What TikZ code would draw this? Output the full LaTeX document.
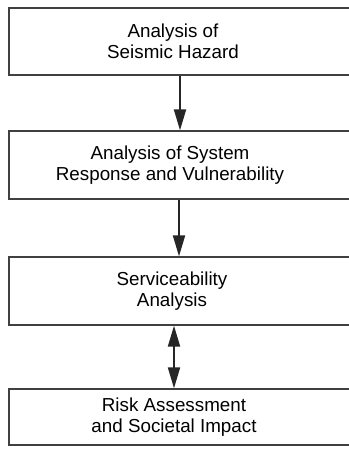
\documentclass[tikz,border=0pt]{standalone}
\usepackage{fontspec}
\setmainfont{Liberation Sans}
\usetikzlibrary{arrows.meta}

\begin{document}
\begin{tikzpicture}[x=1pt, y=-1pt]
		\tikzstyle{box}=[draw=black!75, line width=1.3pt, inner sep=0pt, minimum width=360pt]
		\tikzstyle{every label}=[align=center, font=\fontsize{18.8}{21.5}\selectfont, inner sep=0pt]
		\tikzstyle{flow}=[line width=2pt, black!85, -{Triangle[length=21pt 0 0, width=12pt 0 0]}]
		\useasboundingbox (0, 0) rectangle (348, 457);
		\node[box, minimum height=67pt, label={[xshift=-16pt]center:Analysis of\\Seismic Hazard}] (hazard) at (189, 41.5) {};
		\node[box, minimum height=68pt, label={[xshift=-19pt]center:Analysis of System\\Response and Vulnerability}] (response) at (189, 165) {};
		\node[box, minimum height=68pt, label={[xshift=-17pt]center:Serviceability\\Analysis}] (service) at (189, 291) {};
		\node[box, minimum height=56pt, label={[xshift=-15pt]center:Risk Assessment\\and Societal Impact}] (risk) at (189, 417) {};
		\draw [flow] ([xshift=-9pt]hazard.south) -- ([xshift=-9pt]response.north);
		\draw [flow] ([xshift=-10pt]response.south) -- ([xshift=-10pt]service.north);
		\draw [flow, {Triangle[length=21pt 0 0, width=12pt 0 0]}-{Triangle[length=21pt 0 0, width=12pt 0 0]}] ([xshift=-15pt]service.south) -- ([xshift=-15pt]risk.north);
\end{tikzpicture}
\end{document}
━━━━━━━━━━
**Objective**
Transcribe the full listing character for character. Pictures are excluded.

**Final answer**
What TikZ code would draw this? Output the full LaTeX document.
\documentclass[tikz,border=0pt]{standalone}
\usepackage{fontspec}
\setmainfont{Liberation Sans}
\usetikzlibrary{arrows.meta}

\begin{document}
\begin{tikzpicture}[x=1pt, y=-1pt]
		\tikzstyle{box}=[draw=black!75, line width=1.3pt, inner sep=0pt, minimum width=360pt]
		\tikzstyle{every label}=[align=center, font=\fontsize{18.8}{21.5}\selectfont, inner sep=0pt]
		\tikzstyle{flow}=[line width=2pt, black!85, -{Triangle[length=21pt 0 0, width=12pt 0 0]}]
		\useasboundingbox (0, 0) rectangle (348, 457);
		\node[box, minimum height=67pt, label={[xshift=-16pt]center:Analysis of\\Seismic Hazard}] (hazard) at (189, 41.5) {};
		\node[box, minimum height=68pt, label={[xshift=-19pt]center:Analysis of System\\Response and Vulnerability}] (response) at (189, 165) {};
		\node[box, minimum height=68pt, label={[xshift=-17pt]center:Serviceability\\Analysis}] (service) at (189, 291) {};
		\node[box, minimum height=56pt, label={[xshift=-15pt]center:Risk Assessment\\and Societal Impact}] (risk) at (189, 417) {};
		\draw [flow] ([xshift=-9pt]hazard.south) -- ([xshift=-9pt]response.north);
		\draw [flow] ([xshift=-10pt]response.south) -- ([xshift=-10pt]service.north);
		\draw [flow, {Triangle[length=21pt 0 0, width=12pt 0 0]}-{Triangle[length=21pt 0 0, width=12pt 0 0]}] ([xshift=-15pt]service.south) -- ([xshift=-15pt]risk.north);
\end{tikzpicture}
\end{document}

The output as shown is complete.